Joblessness topped the list of economists' worries in the NABE survey, as forecasters cut their expectations for jobs growth, and now see the unemployment rate — which registered 9.1 percent in August — falling just to 8.5 percent by the end of next year. In May, they expected it to fall to 8 percent by then.
They now expect the economy to fall short of full employment until at least 2015.
Economists expect consumer spending growth to slow sharply, rising just 2.1 percent this year and next, down from a 3 percent pace in 2010. In May they expected consumer spending to be up 2.8 percent in 2012.
They also see a slower housing recovery, projecting that prices will fall 2 percent this year, before rising 1 percent next year. They had expected a 1.5 percent decline this year, and a 2 percent rise in 2012.
The constellation of concerns is largely consistent with those expressed by top Fed officials, including Fed Chairman Ben Bernanke, who last week listed "persistently high unemployment" among reasons for sluggish consumer spending, and the weak housing market as a continuing drag.

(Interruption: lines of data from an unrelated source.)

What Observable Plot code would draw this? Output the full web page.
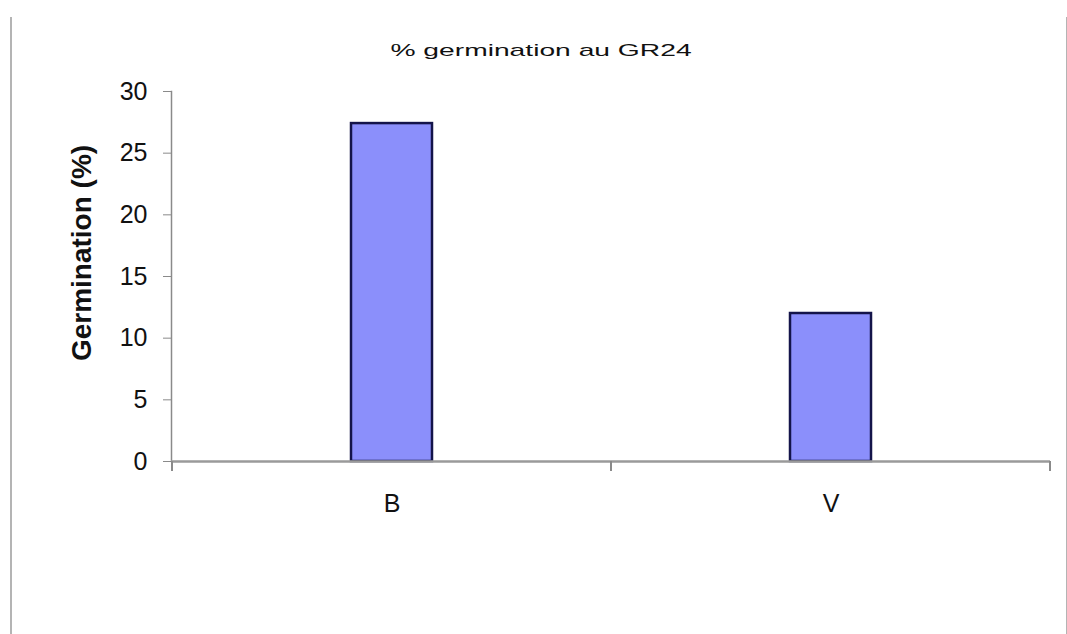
<!DOCTYPE html>
<html>
<head>
<meta charset="utf-8">
<script src="https://cdn.jsdelivr.net/npm/d3@7"></script>
<script src="https://cdn.jsdelivr.net/npm/@observablehq/plot@0.6"></script>
<style>
  body { margin: 0; background: white; }
  #wrap { position: relative; width: 1067px; height: 634px; overflow: hidden; background: white; }
  #border { position: absolute; left: 10px; top: 17px; width: 1054px; bottom: -2px; border-left: 2px solid #b4b4b4; border-right: 2px solid #b4b4b4; pointer-events: none; }
  #title { position: absolute; left: 0; width: 1082px; top: 42px; text-align: center; font: 17px/17px "Liberation Sans", Arial, sans-serif; color: #111; transform: scaleX(1.66); transform-origin: 541px 0; white-space: nowrap; }
</style>
</head>
<body>
<div id="wrap">
  <div id="chart"></div>
  <div id="border"></div>
  <div id="title">% germination au GR24</div>
</div>
<script>
const categories = ["B", "V"];
const germination = [27.4, 12.0];
const yTicks = [0, 5, 10, 15, 20, 25, 30];
const yLabel = "Germination (%)";

const data = categories.map((c, i) => ({cat: c, value: germination[i]}));

// category boundary ticks on the x axis, derived from the band scale
function boundaryTicks(index, scales, values, dimensions) {
  const x = scales.x;
  const bw = x.bandwidth();
  const step = x.step();
  const y0 = dimensions.height - dimensions.marginBottom;
  const xs = [];
  categories.forEach((c, i) => {
    const center = x(c) + bw / 2;
    if (i === 0) xs.push(center - step / 2);
    xs.push(center + step / 2);
  });
  const g = d3.create("svg:g");
  g.selectAll("line").data(xs).join("line")
    .attr("x1", d => d).attr("x2", d => d)
    .attr("y1", y0).attr("y2", y0 + 10)
    .attr("stroke", "#8a8a8a").attr("stroke-width", 2);
  return g.node();
}

const chart = Plot.plot({
  width: 1067,
  height: 634,
  marginLeft: 171,
  marginRight: 17,
  marginTop: 91,
  marginBottom: 173,
  style: {fontFamily: '"Liberation Sans", Arial, sans-serif', fontSize: "25px", background: "white", color: "#111"},
  x: {domain: categories, paddingInner: 0.816, paddingOuter: 0.408, label: null},
  y: {domain: [0, 30], label: null},
  marks: [
    Plot.frame({anchor: "left", stroke: "#8a8a8a", strokeWidth: 1.5}),
    Plot.barY(data, {x: "cat", y: "value", fill: "#8b8ffb", stroke: "#14144a", strokeWidth: 2.5}),
    Plot.ruleY([0], {stroke: "#9a9a9a", strokeWidth: 2.5}),
    Plot.axisY({ticks: yTicks, tickSize: 8, tickPadding: 16, stroke: "#8a8a8a", fill: "#111", label: null}),
    Plot.axisX({tickSize: 0, tickPadding: 33, fill: "#111", label: null}),
    boundaryTicks,
    Plot.text([yLabel], {frameAnchor: "left", textAnchor: "middle", dx: -89.5, dy: -23.5, rotate: -90, fontWeight: "bold", fontSize: 28, fill: "#111"})
  ]
});
document.getElementById("chart").appendChild(chart);
</script>
</body>
</html>
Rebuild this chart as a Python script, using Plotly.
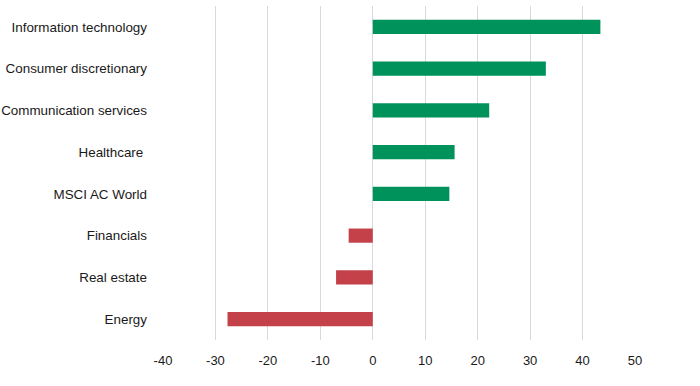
import plotly.graph_objects as go

categories = ["Information technology", "Consumer discretionary", "Communication services",
              "Healthcare ", "MSCI AC World", "Financials", "Real estate", "Energy"]
values = [43.4, 33.0, 22.2, 15.6, 14.6, -4.6, -7.0, -27.7]
tick_vals = [-40, -30, -20, -10, 0, 10, 20, 30, 40, 50]
tick_text = ["-40", "-30", "-20", "-10", "0", "10", "20", "30", "40", "50"]

GREEN = "#00925b"
RED = "#c4414a"
colors = [GREEN if v >= 0 else RED for v in values]

fig = go.Figure(go.Bar(
    x=values, y=categories, orientation="h",
    marker=dict(color=colors, line=dict(width=0)),
    width=0.34,
    hoverinfo="skip",
))

fig.update_layout(
    width=700, height=386,
    margin=dict(l=163, r=65, t=6, b=46),
    paper_bgcolor="white", plot_bgcolor="white",
    font=dict(family="Liberation Sans, Arial, sans-serif", size=13, color="#1a1a1a"),
    showlegend=False,
)
fig.update_xaxes(
    range=[-40, 50], tickvals=tick_vals, ticktext=tick_text,
    showgrid=True, gridcolor="#d9d9d9", gridwidth=1,
    zeroline=True, zerolinecolor="#d9d9d9", zerolinewidth=1,
    showline=False, ticks="outside", ticklen=8, tickcolor="rgba(0,0,0,0)",
    automargin=False,
)
fig.update_yaxes(
    autorange="reversed", showgrid=False, showline=False,
    ticks="", ticklabelstandoff=15, automargin=False,
    tickfont=dict(size=13.4),
)

fig.write_html("out.html", config={"displayModeBar": False},
               post_script="document.body.style.margin='0';")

Notably economists kept their forecast for the core PCE price index — the Fed's preferred measure of inflation — at 1.7 percent for next year.
On Thursday, Bernanke said higher inflation is transitory and has not become ingrained in the economy.
Some 58 percent of the forecasters said that the U.S. budget battle that brought the nation to the brink of a possible default in early August made them less confident that the United States will deal with its deficit problem.